(Raw records)
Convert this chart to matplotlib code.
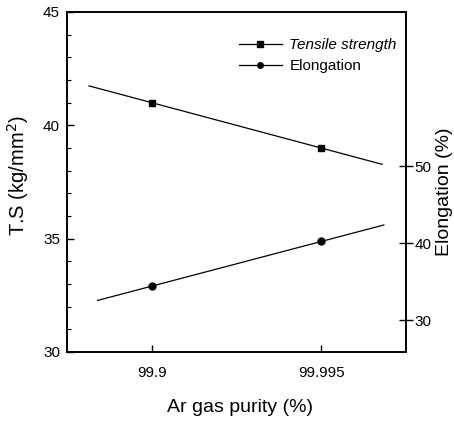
import numpy as np
import matplotlib
matplotlib.use("Agg")
import matplotlib.pyplot as plt
from matplotlib.ticker import MultipleLocator
from matplotlib.lines import Line2D

plt.rcParams['font.family'] = ['Liberation Sans', 'DejaVu Sans']

# Data
purity_labels = ["99.9", "99.995"]
tensile_strength = [41.0, 39.0]      # kg/mm2 (left axis)
elongation = [34.4, 40.2]            # % (right axis)
# extent of the drawn linear fits (in category units)
ts_fit_range = [0.63, 2.36]
el_fit_range = [0.68, 2.37]

x = np.arange(1, len(purity_labels) + 1)

fig = plt.figure(figsize=(4.54, 4.21), dpi=100)
ax = fig.add_axes([0.1476, 0.1639, 0.894 - 0.1476, 0.9715 - 0.1639])
ax2 = ax.twinx()

lw = 0.9
p_ts = np.polyfit(x, tensile_strength, 1)
xf = np.array(ts_fit_range)
ax.plot(xf, np.polyval(p_ts, xf), color='black', lw=lw)
ax.plot(x, tensile_strength, 's', color='black', ms=5)

p_el = np.polyfit(x, elongation, 1)
xf2 = np.array(el_fit_range)
ax2.plot(xf2, np.polyval(p_el, xf2), color='black', lw=lw)
ax2.plot(x, elongation, 'o', color='black', ms=5)

ax.set_xlim(0.5, 2.5)
ax.set_ylim(30, 45)
ax2.set_ylim(25.85, 70)

ax.set_xticks(x)
ax.set_xticklabels(purity_labels)
ax.yaxis.set_major_locator(MultipleLocator(5))
ax.yaxis.set_minor_locator(MultipleLocator(1))
ax2.set_yticks([30, 40, 50])

ax.tick_params(axis='both', which='major', direction='in', length=5, width=1,
               labelsize=11, top=False, right=False, pad=5)
ax.tick_params(axis='y', which='minor', direction='in', length=3, width=0.8)
ax.tick_params(axis='x', which='major', pad=10)
ax2.tick_params(axis='y', which='major', direction='inout', length=10, width=1,
                labelsize=11, pad=1)

for a in (ax, ax2):
    for s in a.spines.values():
        s.set_linewidth(1.2)

ax.set_ylabel("T.S (kg/mm$^2$)", fontsize=14.5)
ax.yaxis.set_label_coords(-0.105, 0.52)
ax2.set_ylabel("Elongation (%)", fontsize=14)
ax2.yaxis.set_label_coords(1.09, 0.47)
ax.set_xlabel("Ar gas purity (%)", fontsize=14)
ax.xaxis.set_label_coords(0.51, -0.137)

h1 = Line2D([], [], color='black', lw=lw, marker='s', ms=4)
h2 = Line2D([], [], color='black', lw=lw, marker='o', ms=4)
leg = ax.legend([h1, h2], ["Tensile strength", "Elongation"], loc='upper right',
                frameon=False, fontsize=11, handlelength=2.8, handletextpad=0.5,
                labelspacing=0.45, bbox_to_anchor=(1.0, 0.95), borderaxespad=0.2)
leg.get_texts()[0].set_fontstyle('italic')

fig.savefig("out.png", dpi=100)
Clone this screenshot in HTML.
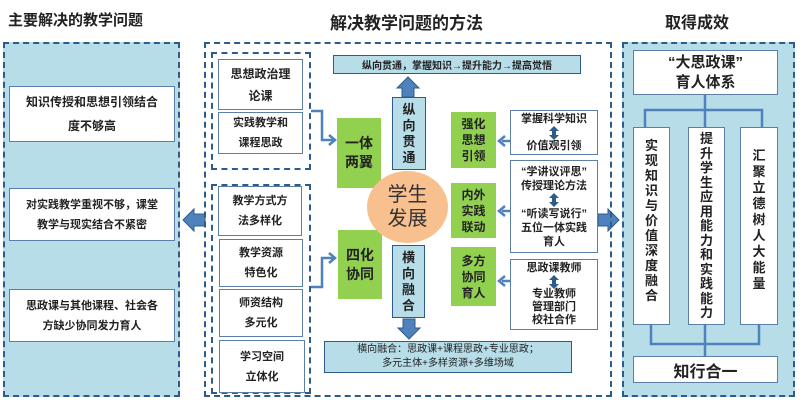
<!DOCTYPE html>
<html><head><meta charset="utf-8"><style>
*{margin:0;padding:0;box-sizing:border-box}
body{width:800px;height:400px;background:#fff;position:relative;overflow:hidden;font-family:"Liberation Sans","Noto Sans CJK SC",sans-serif;font-weight:bold;color:#222}
.a{position:absolute}
.dash{border:2px dashed #2e5c8a}
.wb{background:#fff;border:1px solid #5b7fa6;display:flex;align-items:center;justify-content:center;text-align:center}
.g{background:#92d050;display:flex;align-items:center;justify-content:center;text-align:center;font-size:14px;line-height:19px}
.lb{background:#b7dde8;border:1px solid #2e5c8a;display:flex;align-items:center;justify-content:center;text-align:center}
.t{font-size:11px;line-height:20px}
.col{background:#fff;border:1px solid #5b7fa6;display:flex;flex-direction:column;align-items:center;text-align:center;font-size:13px}
</style></head><body>
<div class="a" style="left:8px;top:9px;font-size:15px">主要解决的教学问题</div>
<div class="a" style="left:330px;top:9px;font-size:17px">解决教学问题的方法</div>
<div class="a" style="left:665px;top:9px;font-size:16px">取得成效</div>

<div class="a dash" style="left:3px;top:42px;width:177px;height:355px;background:#b7dde8"></div>
<div class="a wb t" style="left:9px;top:86px;width:166px;height:56px;font-size:12px;line-height:24px">知识传授和思想引领结合<br>度不够高</div>
<div class="a wb t" style="left:9px;top:188px;width:166px;height:53px">对实践教学重视不够，课堂<br>教学与现实结合不紧密</div>
<div class="a wb t" style="left:9px;top:289px;width:166px;height:53px">思政课与其他课程、社会各<br>方缺少协同发力育人</div>

<svg class="a" style="left:0;top:0" width="800" height="400">
<path d="M183 220 L194 209 L194 214 L205 214 L205 226 L194 226 L194 231 Z" fill="#4f81bd" stroke="#2e5c8a"/>
<path d="M619 220 L608 209 L608 214 L598 214 L598 226 L608 226 L608 231 Z" fill="#4f81bd" stroke="#2e5c8a"/>
</svg>

<div class="a dash" style="left:204px;top:42px;width:408px;height:355px"></div>
<div class="a dash" style="left:211px;top:52px;width:100px;height:118px"></div>
<div class="a dash" style="left:211px;top:184px;width:100px;height:210px"></div>
<div class="a wb t" style="left:218px;top:59px;width:85px;height:51px;font-size:12px;line-height:22px">思想政治理<br>论课</div>
<div class="a wb t" style="left:218px;top:112px;width:85px;height:42px">实践教学和<br>课程思政</div>
<div class="a wb t" style="left:218px;top:186px;width:84px;height:50px">教学方式方<br>法多样化</div>
<div class="a wb t" style="left:219px;top:239px;width:84px;height:48px">教学资源<br>特色化</div>
<div class="a wb t" style="left:219px;top:289px;width:84px;height:48px">师资结构<br>多元化</div>
<div class="a wb t" style="left:219px;top:340px;width:86px;height:53px">学习空间<br>立体化</div>

<div class="a g" style="left:337px;top:118px;width:44px;height:70px">一体<br>两翼</div>
<div class="a g" style="left:338px;top:230px;width:44px;height:69px">四化<br>协同</div>

<div class="a lb" style="left:333px;top:55px;width:248px;height:19px;font-size:10px">纵向贯通，掌握知识→提升能力→提高觉悟</div>
<div class="a lb" style="left:392px;top:97px;width:34px;height:73px;font-size:13px;line-height:16px">纵<br>向<br>贯<br>通</div>
<div class="a" style="left:367px;top:171px;width:81px;height:72px;border-radius:50%;background:#f9c08f;display:flex;align-items:center;justify-content:center;text-align:center;font-size:20px;line-height:24px;color:#333;font-weight:normal">学生<br>发展</div>
<div class="a lb" style="left:392px;top:245px;width:33px;height:73px;font-size:13px;line-height:16px">横<br>向<br>融<br>合</div>
<div class="a lb" style="left:324px;top:341px;width:248px;height:32px;font-size:10px;line-height:14px;font-weight:normal">横向融合：思政课+课程思政+专业思政；<br>多元主体+多样资源+多维场域</div>

<div class="a g" style="left:451px;top:112px;width:45px;height:56px;font-size:12px;line-height:16px">强化<br>思想<br>引领</div>
<div class="a g" style="left:451px;top:183px;width:45px;height:55px;font-size:12px;line-height:16px">内外<br>实践<br>联动</div>
<div class="a g" style="left:451px;top:247px;width:45px;height:59px;font-size:12px;line-height:16px">多方<br>协同<br>育人</div>

<div class="a wb" style="left:510px;top:110px;width:88px;height:45px;font-size:11px;line-height:27px">掌握科学知识<br>价值观引领</div>
<div class="a wb" style="left:510px;top:160px;width:88px;height:93px;font-size:11px;line-height:14px">“学讲议评思”<br>传授理论方法<br><br>“听读写说行”<br>五位一体实践<br>育人</div>
<div class="a wb" style="left:510px;top:259px;width:88px;height:71px;font-size:11px;line-height:13px">思政课教师<br><br>专业教师<br>管理部门<br>校社合作</div>

<svg class="a" style="left:0;top:0" width="800" height="400">
<g stroke="#4f81bd" stroke-width="2.5" fill="none">
<path d="M311 111 H322 V140 H334"/><path d="M329 135 L335 140 L329 145"/>
<path d="M311 287 H322 V258 H335"/><path d="M329 253 L335 258 L329 263"/>
<path d="M510 141 H502"/><path d="M505 136 L499 141 L505 146"/>
<path d="M510 211 H502"/><path d="M505 206 L499 211 L505 216"/>
<path d="M510 281 H502"/><path d="M505 276 L499 281 L505 286"/>
</g>
<path d="M402 97 V88 H397 L408 77 L419 88 H414 V97 Z" fill="#4f81bd" stroke="#2e5c8a"/>
<path d="M403 319 V328 H398 L409 339 L420 328 H415 V319 Z" fill="#4f81bd" stroke="#2e5c8a"/>
<g fill="#2e5c8a">
<path d="M554 126 L549 131 L559 131 Z M554 140 L549 135 L559 135 Z"/>
<path d="M554 193 L549 198 L559 198 Z M554 207 L549 202 L559 202 Z"/>
<path d="M554 275 L549 280 L559 280 Z M554 289 L549 284 L559 284 Z"/>
<rect x="552" y="130" width="4" height="6"/><rect x="552" y="197" width="4" height="6"/><rect x="552" y="279" width="4" height="6"/>
</g>
</svg>

<div class="a dash" style="left:622px;top:42px;width:173px;height:355px;background:#b7dde8"></div>
<div class="a wb" style="left:633px;top:50px;width:145px;height:45px;font-size:15px;line-height:20px">“大思政课”<br>育人体系</div>
<svg class="a" style="left:0;top:0" width="800" height="400"><g stroke="#4f81bd" stroke-width="2.5" fill="none"><path d="M705 95 V110 M645 127 V110 H762 V127 M705 110 V127"/><path d="M651 325 V344 H759 V325 M705 325 V356"/></g></svg>
<div class="a col" style="left:633px;top:127px;width:37px;height:198px;padding-top:10px;line-height:15px">实<br>现<br>知<br>识<br>与<br>价<br>值<br>深<br>度<br>融<br>合</div>
<div class="a col" style="left:688px;top:127px;width:37px;height:198px;padding-top:4px;line-height:14.5px">提<br>升<br>学<br>生<br>应<br>用<br>能<br>力<br>和<br>实<br>践<br>能<br>力</div>
<div class="a col" style="left:740px;top:127px;width:38px;height:198px;padding-top:20px;line-height:16px">汇<br>聚<br>立<br>德<br>树<br>人<br>大<br>能<br>量</div>
<div class="a wb" style="left:633px;top:356px;width:145px;height:27px;font-size:16px">知行合一</div>
</body></html>
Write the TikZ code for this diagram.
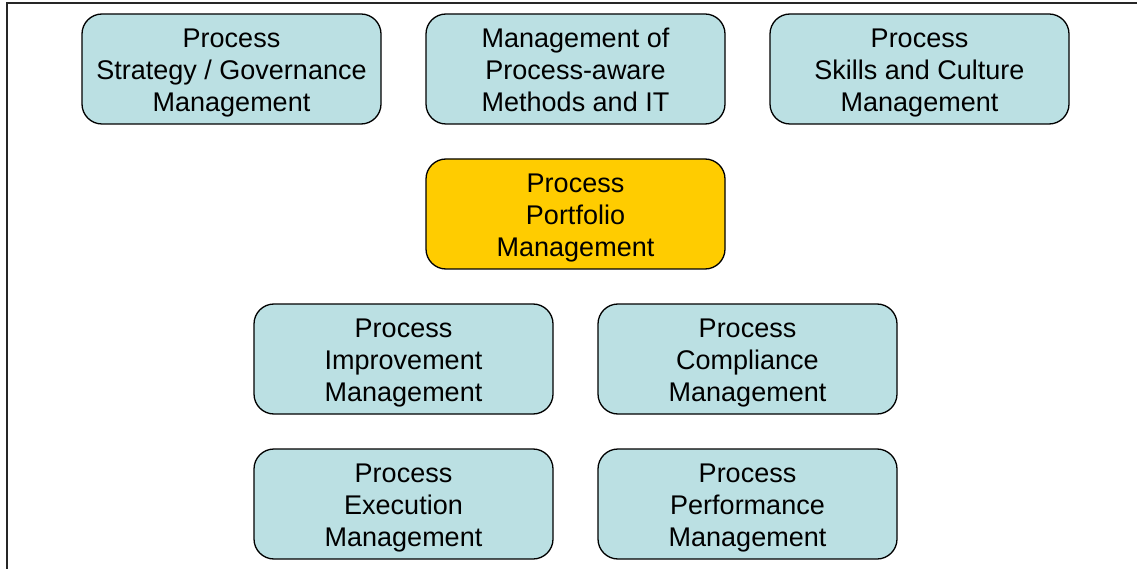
\documentclass[tikz,border=0pt]{standalone}
\usepackage{fontspec}
\setmainfont{Liberation Sans}
% struts that keep every three-line label on the same baselines
\newcommand\lblhead{\rule{0pt}{27.5pt}}
\newcommand\lbltail{\vphantom{g}}
\begin{document}
\begin{tikzpicture}[x=1pt,y=-1pt,
  area/.style={draw=black, line width=1.3pt, rounded corners=20pt, fill=tealfill,
    minimum width=299pt, minimum height=110pt, align=center,
    font=\fontsize{27pt}{32pt}\selectfont, inner sep=0pt},
  core/.style={area, fill=corefill}]
\definecolor{tealfill}{HTML}{BBE0E3}
\definecolor{corefill}{HTML}{FFCC00}
\useasboundingbox (0,0) rectangle (1137,569);
% frame edges
\draw[line width=2pt, black!85] (7,569) -- (7,3) -- (1137,3);
% top row
\node[area] (strategy) at (231.5,69) {\lblhead Process\\Strategy / Governance\\Management\lbltail};
\node[area] (methods) at (575.5,69) {\lblhead Management of\\Process-aware\\Methods and IT\lbltail};
\node[area] (skills) at (919.5,69) {\lblhead Process\\Skills and Culture\\Management\lbltail};
% centre
\node[core] (portfolio) at (575.5,214) {\lblhead Process\\Portfolio\\Management\lbltail};
% lower rows
\node[area] (improvement) at (403.5,359) {\lblhead Process\\Improvement\\Management\lbltail};
\node[area] (compliance) at (747.5,359) {\lblhead Process\\Compliance\\Management\lbltail};
\node[area] (execution) at (403.5,504) {\lblhead Process\\Execution\\Management\lbltail};
\node[area] (performance) at (747.5,504) {\lblhead Process\\Performance\\Management\lbltail};
\end{tikzpicture}
\end{document}
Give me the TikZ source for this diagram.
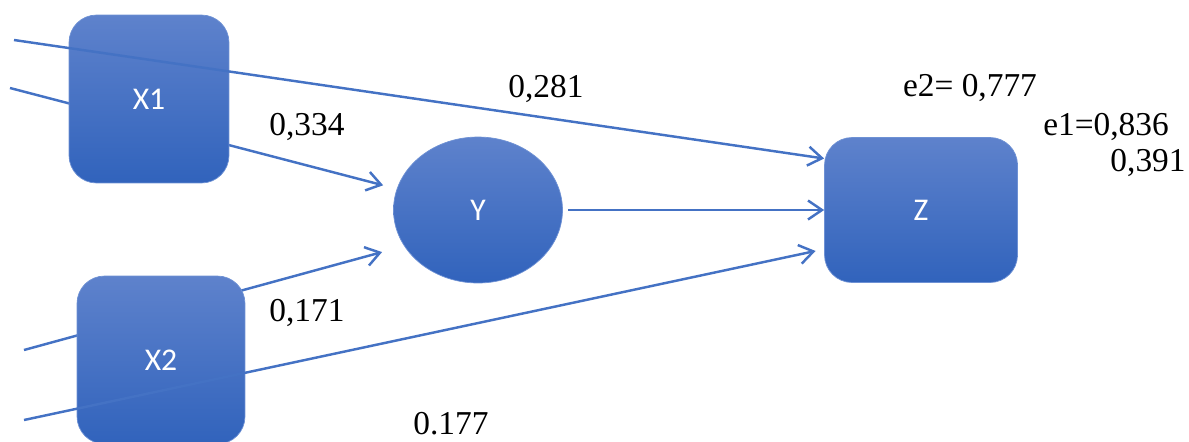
\documentclass[tikz,border=0pt]{standalone}
\usepackage{fontspec}
\setmainfont{Liberation Serif}
\newfontfamily\boxfont{Carlito}
\usetikzlibrary{arrows.meta,shapes.geometric,backgrounds}
\definecolor{boxtop}{RGB}{94,130,204}
\definecolor{boxbot}{RGB}{49,99,188}
\definecolor{boxedge}{RGB}{110,145,212}
\definecolor{linkblue}{RGB}{68,114,196}

\begin{document}
\begin{tikzpicture}[x=0.02cm, y=-0.02cm,
    var/.style={rectangle, draw=boxedge, thin, rounded corners=0.55cm, top color=boxtop, bottom color=boxbot, text=white, font=\boxfont\fontsize{18}{20}\selectfont},
    latent/.style={ellipse, draw=boxedge, thin, inner sep=0pt, minimum width=3.38cm, minimum height=2.92cm, top color=boxtop, bottom color=boxbot, text=white, font=\boxfont\fontsize{18}{20}\selectfont},
    link/.style={-{Straight Barb[length=2.8mm,width=3.8mm]}, draw=linkblue, line width=1.4pt},
    coef/.style={inner sep=0pt, font=\fontsize{19}{22}\selectfont}
]
    \useasboundingbox (0,0) rectangle (1189,441);

    % Nodes
    \node[var, minimum width=3.2cm, minimum height=3.36cm] (x1) at (149,99) {X1};
    \node[var, minimum width=3.36cm, minimum height=3.36cm] (x2) at (161,360) {X2};
    \node[latent] (y) at (478,210) {Y};
    \node[var, minimum width=3.86cm, minimum height=2.9cm] (z) at (921,210) {Z};

    % Free ends on the left
    \coordinate (in1) at (14,40);
    \coordinate (in2) at (10,88);
    \coordinate (in3) at (24,350);
    \coordinate (in4) at (24,420);

    % Coefficients
    \node[coef] (c281) at (546,89) {0,281};
    \node[coef] (c334) at (307,127) {0,334};
    \node[coef] (c171) at (307,313) {0,171};
    \node[coef] (c177) at (451,424) {0.177};
    \node[coef] (e2) at (970,88) {e2= 0,777};
    \node[coef] (e1) at (1106,127) {e1=0,836};
    \node[coef] (c391) at (1148,163) {0,391};

    % Paths
    \begin{scope}[on background layer]
        \draw[link, shorten >=8pt] (in2) -- (y);
        \draw[link, shorten >=13pt] (in3) -- (y.206);
    \end{scope}
    \draw[link] (in1) -- (z.152);
    \draw[link, shorten <=3pt] (y.east) -- (z.west);
    \draw[link, shorten >=5pt] (in4) -- (z.202);
\end{tikzpicture}
\end{document}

■ WHAT IS ASKED ■
Please quote the lines of the material, beginning with the first and ending with the one that contains "plt.rcParams['font.family'] = ['Liberation", exactly as written and without any pictures.

■ EXERCISE ANSWER ■
Convert this chart to matplotlib code.
import numpy as np
import matplotlib
matplotlib.use("Agg")
import matplotlib.pyplot as plt
from matplotlib.ticker import MultipleLocator
from matplotlib.lines import Line2D

plt.rcParams['font.family'] = ['Liberation Sans', 'DejaVu Sans']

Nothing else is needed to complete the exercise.